§ **YOUR INSTRUCTIONS**
Return a copy of each line that holds the string "chart".

§ **DATASET EXTRACT**
** Begin **

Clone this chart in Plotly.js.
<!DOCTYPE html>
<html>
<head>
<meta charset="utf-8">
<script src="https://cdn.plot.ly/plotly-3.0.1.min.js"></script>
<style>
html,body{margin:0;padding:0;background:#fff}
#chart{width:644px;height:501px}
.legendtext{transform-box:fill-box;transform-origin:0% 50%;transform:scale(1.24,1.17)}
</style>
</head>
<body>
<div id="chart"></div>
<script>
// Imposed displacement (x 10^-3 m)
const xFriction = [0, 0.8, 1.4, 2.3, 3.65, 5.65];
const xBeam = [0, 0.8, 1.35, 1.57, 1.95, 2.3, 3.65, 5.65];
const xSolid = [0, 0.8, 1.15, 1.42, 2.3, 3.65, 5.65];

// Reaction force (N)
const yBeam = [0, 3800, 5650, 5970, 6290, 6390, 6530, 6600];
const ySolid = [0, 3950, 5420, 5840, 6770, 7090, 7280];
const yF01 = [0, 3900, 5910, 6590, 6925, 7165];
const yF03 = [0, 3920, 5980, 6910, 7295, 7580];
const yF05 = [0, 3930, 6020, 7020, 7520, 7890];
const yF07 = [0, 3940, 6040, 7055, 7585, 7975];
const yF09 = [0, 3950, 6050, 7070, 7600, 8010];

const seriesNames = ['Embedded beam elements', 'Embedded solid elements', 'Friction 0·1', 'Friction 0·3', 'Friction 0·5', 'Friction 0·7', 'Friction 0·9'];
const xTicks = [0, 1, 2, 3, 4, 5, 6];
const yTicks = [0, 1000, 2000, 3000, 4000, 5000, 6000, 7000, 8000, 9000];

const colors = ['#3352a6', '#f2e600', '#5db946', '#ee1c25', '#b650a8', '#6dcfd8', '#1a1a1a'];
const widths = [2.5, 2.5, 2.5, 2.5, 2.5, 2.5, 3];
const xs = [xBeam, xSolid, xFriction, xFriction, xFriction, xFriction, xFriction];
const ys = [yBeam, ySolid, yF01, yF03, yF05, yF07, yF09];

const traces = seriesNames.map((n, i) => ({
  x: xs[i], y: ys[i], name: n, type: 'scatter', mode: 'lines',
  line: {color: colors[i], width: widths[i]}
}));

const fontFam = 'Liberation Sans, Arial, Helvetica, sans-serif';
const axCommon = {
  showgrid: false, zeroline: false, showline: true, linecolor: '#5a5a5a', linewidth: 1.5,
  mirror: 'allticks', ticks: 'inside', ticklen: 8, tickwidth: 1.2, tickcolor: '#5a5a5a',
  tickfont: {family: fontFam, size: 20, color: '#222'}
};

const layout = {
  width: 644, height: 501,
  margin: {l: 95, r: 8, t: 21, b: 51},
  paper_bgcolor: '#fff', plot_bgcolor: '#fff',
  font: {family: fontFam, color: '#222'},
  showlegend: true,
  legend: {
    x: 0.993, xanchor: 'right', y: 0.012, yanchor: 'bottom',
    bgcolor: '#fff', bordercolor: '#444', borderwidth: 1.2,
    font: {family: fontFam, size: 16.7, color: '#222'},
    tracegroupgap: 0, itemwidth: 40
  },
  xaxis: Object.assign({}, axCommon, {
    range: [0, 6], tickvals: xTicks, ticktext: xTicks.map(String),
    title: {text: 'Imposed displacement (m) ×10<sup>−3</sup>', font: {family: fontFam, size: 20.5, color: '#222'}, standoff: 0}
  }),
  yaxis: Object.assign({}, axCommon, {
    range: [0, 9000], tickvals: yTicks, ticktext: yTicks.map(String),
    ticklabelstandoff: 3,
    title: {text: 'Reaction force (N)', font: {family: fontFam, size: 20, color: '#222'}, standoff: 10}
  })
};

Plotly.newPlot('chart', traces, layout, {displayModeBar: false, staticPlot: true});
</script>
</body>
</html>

** End **

§ **TASK RESULT**
Clone this chart in Plotly.js.
#chart{width:644px;height:501px}
<div id="chart"></div>
Plotly.newPlot('chart', traces, layout, {displayModeBar: false, staticPlot: true});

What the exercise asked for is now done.